# Short exercise:
All entries below need to be written out exactly, but without their pictures.

# Data supplied:
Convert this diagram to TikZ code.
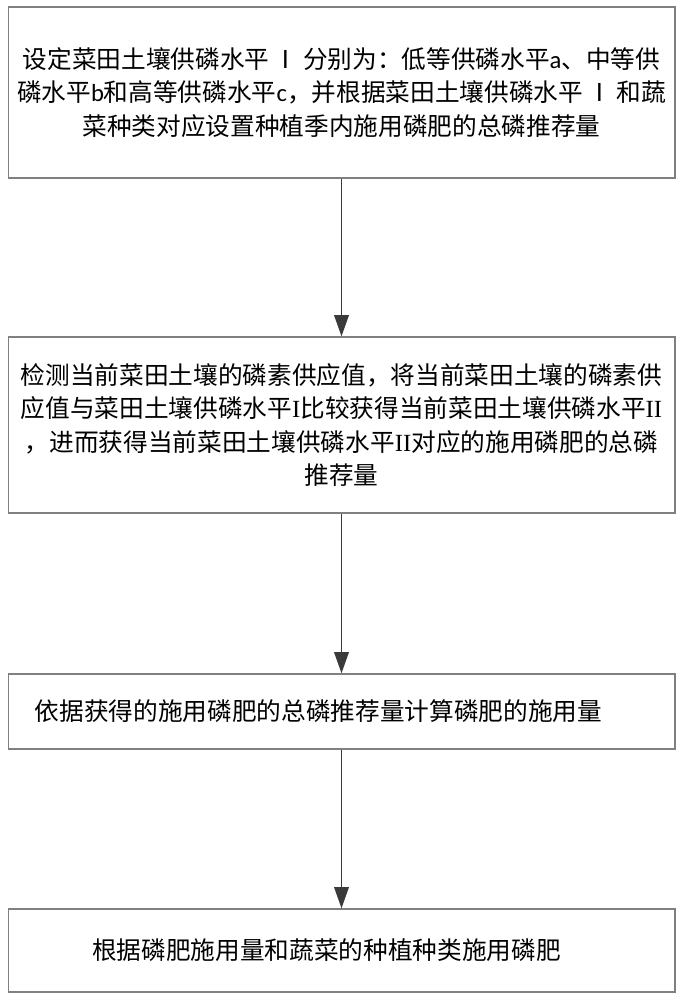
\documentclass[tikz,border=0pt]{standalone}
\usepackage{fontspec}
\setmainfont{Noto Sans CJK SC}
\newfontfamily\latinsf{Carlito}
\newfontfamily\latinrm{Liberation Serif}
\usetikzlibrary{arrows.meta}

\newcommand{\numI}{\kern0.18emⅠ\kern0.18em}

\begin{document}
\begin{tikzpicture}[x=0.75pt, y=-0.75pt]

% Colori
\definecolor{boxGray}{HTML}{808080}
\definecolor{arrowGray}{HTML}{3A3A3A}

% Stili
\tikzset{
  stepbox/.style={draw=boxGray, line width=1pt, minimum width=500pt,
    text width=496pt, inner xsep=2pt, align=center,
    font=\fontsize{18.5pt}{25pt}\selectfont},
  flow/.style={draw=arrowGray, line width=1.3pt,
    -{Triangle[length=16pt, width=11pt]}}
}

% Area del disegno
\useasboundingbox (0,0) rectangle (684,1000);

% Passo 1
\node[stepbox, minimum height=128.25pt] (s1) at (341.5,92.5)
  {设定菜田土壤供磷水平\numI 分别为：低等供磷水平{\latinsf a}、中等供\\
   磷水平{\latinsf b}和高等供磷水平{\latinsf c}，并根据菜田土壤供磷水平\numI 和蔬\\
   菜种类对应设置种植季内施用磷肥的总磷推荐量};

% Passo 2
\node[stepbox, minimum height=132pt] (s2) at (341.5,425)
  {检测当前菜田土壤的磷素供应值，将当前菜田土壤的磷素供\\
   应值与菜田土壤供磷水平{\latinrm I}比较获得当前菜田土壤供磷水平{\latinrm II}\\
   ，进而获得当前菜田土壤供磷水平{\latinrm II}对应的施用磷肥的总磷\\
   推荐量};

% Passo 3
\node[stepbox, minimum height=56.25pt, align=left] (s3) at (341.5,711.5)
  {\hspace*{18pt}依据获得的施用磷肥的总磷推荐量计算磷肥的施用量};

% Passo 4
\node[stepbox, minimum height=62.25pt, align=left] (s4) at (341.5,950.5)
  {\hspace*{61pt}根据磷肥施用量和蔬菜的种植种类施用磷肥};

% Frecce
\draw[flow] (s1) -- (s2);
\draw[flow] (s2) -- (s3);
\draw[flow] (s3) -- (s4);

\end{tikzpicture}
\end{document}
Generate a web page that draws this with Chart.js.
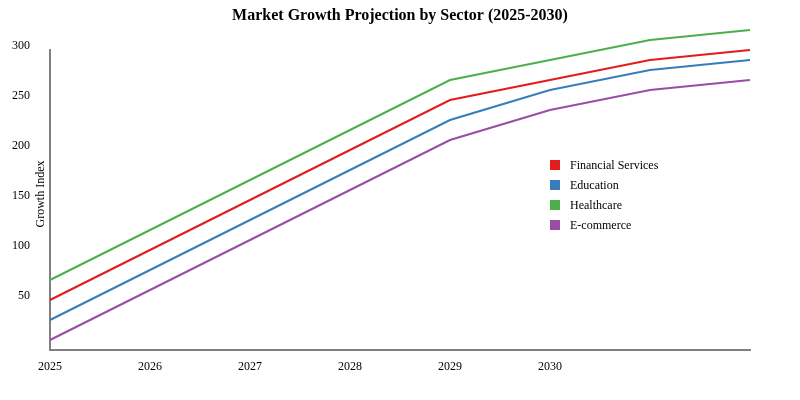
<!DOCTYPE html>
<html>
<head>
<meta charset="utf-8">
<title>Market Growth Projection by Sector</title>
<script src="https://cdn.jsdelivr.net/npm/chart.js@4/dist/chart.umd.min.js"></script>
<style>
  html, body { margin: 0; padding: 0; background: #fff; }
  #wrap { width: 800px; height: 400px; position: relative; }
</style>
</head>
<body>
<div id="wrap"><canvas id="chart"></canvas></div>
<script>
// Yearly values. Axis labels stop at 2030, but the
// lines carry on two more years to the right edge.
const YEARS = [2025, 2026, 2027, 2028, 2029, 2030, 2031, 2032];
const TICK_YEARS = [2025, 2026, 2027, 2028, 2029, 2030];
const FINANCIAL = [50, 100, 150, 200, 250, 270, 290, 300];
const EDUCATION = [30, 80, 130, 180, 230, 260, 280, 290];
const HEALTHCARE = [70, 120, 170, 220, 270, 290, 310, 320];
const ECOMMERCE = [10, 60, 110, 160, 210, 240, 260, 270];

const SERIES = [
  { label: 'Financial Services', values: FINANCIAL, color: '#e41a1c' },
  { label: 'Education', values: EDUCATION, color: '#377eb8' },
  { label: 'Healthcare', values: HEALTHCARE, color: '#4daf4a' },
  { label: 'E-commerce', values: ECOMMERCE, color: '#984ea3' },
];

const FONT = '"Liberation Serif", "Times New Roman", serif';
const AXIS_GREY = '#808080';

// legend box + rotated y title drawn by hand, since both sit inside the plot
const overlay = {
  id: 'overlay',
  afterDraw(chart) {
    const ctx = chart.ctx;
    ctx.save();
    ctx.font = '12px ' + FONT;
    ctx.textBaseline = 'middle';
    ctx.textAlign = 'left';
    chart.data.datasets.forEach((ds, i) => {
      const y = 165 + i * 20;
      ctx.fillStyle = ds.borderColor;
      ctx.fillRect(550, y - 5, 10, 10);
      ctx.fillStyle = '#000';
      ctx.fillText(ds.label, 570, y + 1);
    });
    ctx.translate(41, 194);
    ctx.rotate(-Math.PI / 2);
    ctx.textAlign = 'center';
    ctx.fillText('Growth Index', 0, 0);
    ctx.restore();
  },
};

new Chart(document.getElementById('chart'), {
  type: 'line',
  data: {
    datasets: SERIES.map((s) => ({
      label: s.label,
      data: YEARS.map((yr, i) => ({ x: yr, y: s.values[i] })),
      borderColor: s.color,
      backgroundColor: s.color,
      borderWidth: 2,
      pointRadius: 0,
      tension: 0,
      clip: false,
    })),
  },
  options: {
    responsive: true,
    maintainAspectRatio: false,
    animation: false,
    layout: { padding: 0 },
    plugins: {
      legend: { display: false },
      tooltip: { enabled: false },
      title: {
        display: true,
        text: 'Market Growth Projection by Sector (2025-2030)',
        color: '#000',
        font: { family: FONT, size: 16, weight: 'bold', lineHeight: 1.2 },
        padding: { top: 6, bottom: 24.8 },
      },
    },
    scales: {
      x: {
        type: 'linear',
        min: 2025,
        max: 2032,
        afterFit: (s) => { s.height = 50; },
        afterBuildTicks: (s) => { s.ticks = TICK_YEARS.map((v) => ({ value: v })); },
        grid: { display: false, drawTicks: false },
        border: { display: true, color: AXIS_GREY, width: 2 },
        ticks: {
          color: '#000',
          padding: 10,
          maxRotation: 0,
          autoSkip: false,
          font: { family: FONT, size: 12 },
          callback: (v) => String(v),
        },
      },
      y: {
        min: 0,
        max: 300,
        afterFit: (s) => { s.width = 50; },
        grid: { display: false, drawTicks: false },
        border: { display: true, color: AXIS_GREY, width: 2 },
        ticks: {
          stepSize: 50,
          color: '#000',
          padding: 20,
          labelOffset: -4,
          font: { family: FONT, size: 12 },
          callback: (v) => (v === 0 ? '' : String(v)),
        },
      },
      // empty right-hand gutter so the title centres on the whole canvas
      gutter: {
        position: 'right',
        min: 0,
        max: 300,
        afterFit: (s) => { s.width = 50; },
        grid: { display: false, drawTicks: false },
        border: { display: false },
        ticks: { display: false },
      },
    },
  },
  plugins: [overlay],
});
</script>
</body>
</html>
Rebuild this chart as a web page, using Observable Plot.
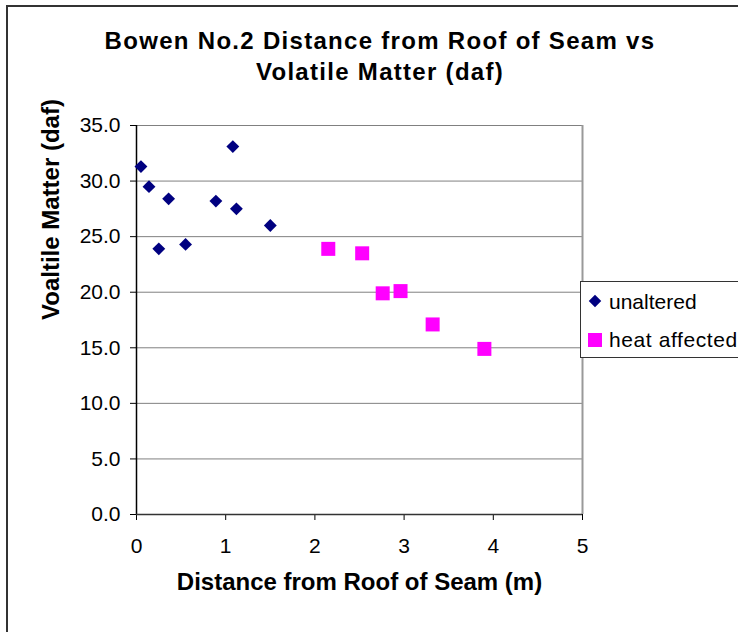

# Result of the exercise:
Convert this diagram to TikZ code.
\documentclass[tikz,border=0pt]{standalone}
\usepackage{fontspec}
\setmainfont{Noto Sans CJK SC}
\newfontfamily\latinsf{Carlito}
\newfontfamily\latinrm{Liberation Serif}
\usetikzlibrary{arrows.meta}

\newcommand{\numI}{\kern0.18emⅠ\kern0.18em}

\begin{document}
\begin{tikzpicture}[x=0.75pt, y=-0.75pt]

% Colori
\definecolor{boxGray}{HTML}{808080}
\definecolor{arrowGray}{HTML}{3A3A3A}

% Stili
\tikzset{
  stepbox/.style={draw=boxGray, line width=1pt, minimum width=500pt,
    text width=496pt, inner xsep=2pt, align=center,
    font=\fontsize{18.5pt}{25pt}\selectfont},
  flow/.style={draw=arrowGray, line width=1.3pt,
    -{Triangle[length=16pt, width=11pt]}}
}

% Area del disegno
\useasboundingbox (0,0) rectangle (684,1000);

% Passo 1
\node[stepbox, minimum height=128.25pt] (s1) at (341.5,92.5)
  {设定菜田土壤供磷水平\numI 分别为：低等供磷水平{\latinsf a}、中等供\\
   磷水平{\latinsf b}和高等供磷水平{\latinsf c}，并根据菜田土壤供磷水平\numI 和蔬\\
   菜种类对应设置种植季内施用磷肥的总磷推荐量};

% Passo 2
\node[stepbox, minimum height=132pt] (s2) at (341.5,425)
  {检测当前菜田土壤的磷素供应值，将当前菜田土壤的磷素供\\
   应值与菜田土壤供磷水平{\latinrm I}比较获得当前菜田土壤供磷水平{\latinrm II}\\
   ，进而获得当前菜田土壤供磷水平{\latinrm II}对应的施用磷肥的总磷\\
   推荐量};

% Passo 3
\node[stepbox, minimum height=56.25pt, align=left] (s3) at (341.5,711.5)
  {\hspace*{18pt}依据获得的施用磷肥的总磷推荐量计算磷肥的施用量};

% Passo 4
\node[stepbox, minimum height=62.25pt, align=left] (s4) at (341.5,950.5)
  {\hspace*{61pt}根据磷肥施用量和蔬菜的种植种类施用磷肥};

% Frecce
\draw[flow] (s1) -- (s2);
\draw[flow] (s2) -- (s3);
\draw[flow] (s3) -- (s4);

\end{tikzpicture}
\end{document}
Generate a web page that draws this with Chart.js.
<!DOCTYPE html>
<html>
<head>
<meta charset="utf-8">
<title>Market Growth Projection by Sector</title>
<script src="https://cdn.jsdelivr.net/npm/chart.js@4/dist/chart.umd.min.js"></script>
<style>
  html, body { margin: 0; padding: 0; background: #fff; }
  #wrap { width: 800px; height: 400px; position: relative; }
</style>
</head>
<body>
<div id="wrap"><canvas id="chart"></canvas></div>
<script>
// Yearly values. Axis labels stop at 2030, but the
// lines carry on two more years to the right edge.
const YEARS = [2025, 2026, 2027, 2028, 2029, 2030, 2031, 2032];
const TICK_YEARS = [2025, 2026, 2027, 2028, 2029, 2030];
const FINANCIAL = [50, 100, 150, 200, 250, 270, 290, 300];
const EDUCATION = [30, 80, 130, 180, 230, 260, 280, 290];
const HEALTHCARE = [70, 120, 170, 220, 270, 290, 310, 320];
const ECOMMERCE = [10, 60, 110, 160, 210, 240, 260, 270];

const SERIES = [
  { label: 'Financial Services', values: FINANCIAL, color: '#e41a1c' },
  { label: 'Education', values: EDUCATION, color: '#377eb8' },
  { label: 'Healthcare', values: HEALTHCARE, color: '#4daf4a' },
  { label: 'E-commerce', values: ECOMMERCE, color: '#984ea3' },
];

const FONT = '"Liberation Serif", "Times New Roman", serif';
const AXIS_GREY = '#808080';

// legend box + rotated y title drawn by hand, since both sit inside the plot
const overlay = {
  id: 'overlay',
  afterDraw(chart) {
    const ctx = chart.ctx;
    ctx.save();
    ctx.font = '12px ' + FONT;
    ctx.textBaseline = 'middle';
    ctx.textAlign = 'left';
    chart.data.datasets.forEach((ds, i) => {
      const y = 165 + i * 20;
      ctx.fillStyle = ds.borderColor;
      ctx.fillRect(550, y - 5, 10, 10);
      ctx.fillStyle = '#000';
      ctx.fillText(ds.label, 570, y + 1);
    });
    ctx.translate(41, 194);
    ctx.rotate(-Math.PI / 2);
    ctx.textAlign = 'center';
    ctx.fillText('Growth Index', 0, 0);
    ctx.restore();
  },
};

new Chart(document.getElementById('chart'), {
  type: 'line',
  data: {
    datasets: SERIES.map((s) => ({
      label: s.label,
      data: YEARS.map((yr, i) => ({ x: yr, y: s.values[i] })),
      borderColor: s.color,
      backgroundColor: s.color,
      borderWidth: 2,
      pointRadius: 0,
      tension: 0,
      clip: false,
    })),
  },
  options: {
    responsive: true,
    maintainAspectRatio: false,
    animation: false,
    layout: { padding: 0 },
    plugins: {
      legend: { display: false },
      tooltip: { enabled: false },
      title: {
        display: true,
        text: 'Market Growth Projection by Sector (2025-2030)',
        color: '#000',
        font: { family: FONT, size: 16, weight: 'bold', lineHeight: 1.2 },
        padding: { top: 6, bottom: 24.8 },
      },
    },
    scales: {
      x: {
        type: 'linear',
        min: 2025,
        max: 2032,
        afterFit: (s) => { s.height = 50; },
        afterBuildTicks: (s) => { s.ticks = TICK_YEARS.map((v) => ({ value: v })); },
        grid: { display: false, drawTicks: false },
        border: { display: true, color: AXIS_GREY, width: 2 },
        ticks: {
          color: '#000',
          padding: 10,
          maxRotation: 0,
          autoSkip: false,
          font: { family: FONT, size: 12 },
          callback: (v) => String(v),
        },
      },
      y: {
        min: 0,
        max: 300,
        afterFit: (s) => { s.width = 50; },
        grid: { display: false, drawTicks: false },
        border: { display: true, color: AXIS_GREY, width: 2 },
        ticks: {
          stepSize: 50,
          color: '#000',
          padding: 20,
          labelOffset: -4,
          font: { family: FONT, size: 12 },
          callback: (v) => (v === 0 ? '' : String(v)),
        },
      },
      // empty right-hand gutter so the title centres on the whole canvas
      gutter: {
        position: 'right',
        min: 0,
        max: 300,
        afterFit: (s) => { s.width = 50; },
        grid: { display: false, drawTicks: false },
        border: { display: false },
        ticks: { display: false },
      },
    },
  },
  plugins: [overlay],
});
</script>
</body>
</html>
Rebuild this chart as a web page, using Observable Plot.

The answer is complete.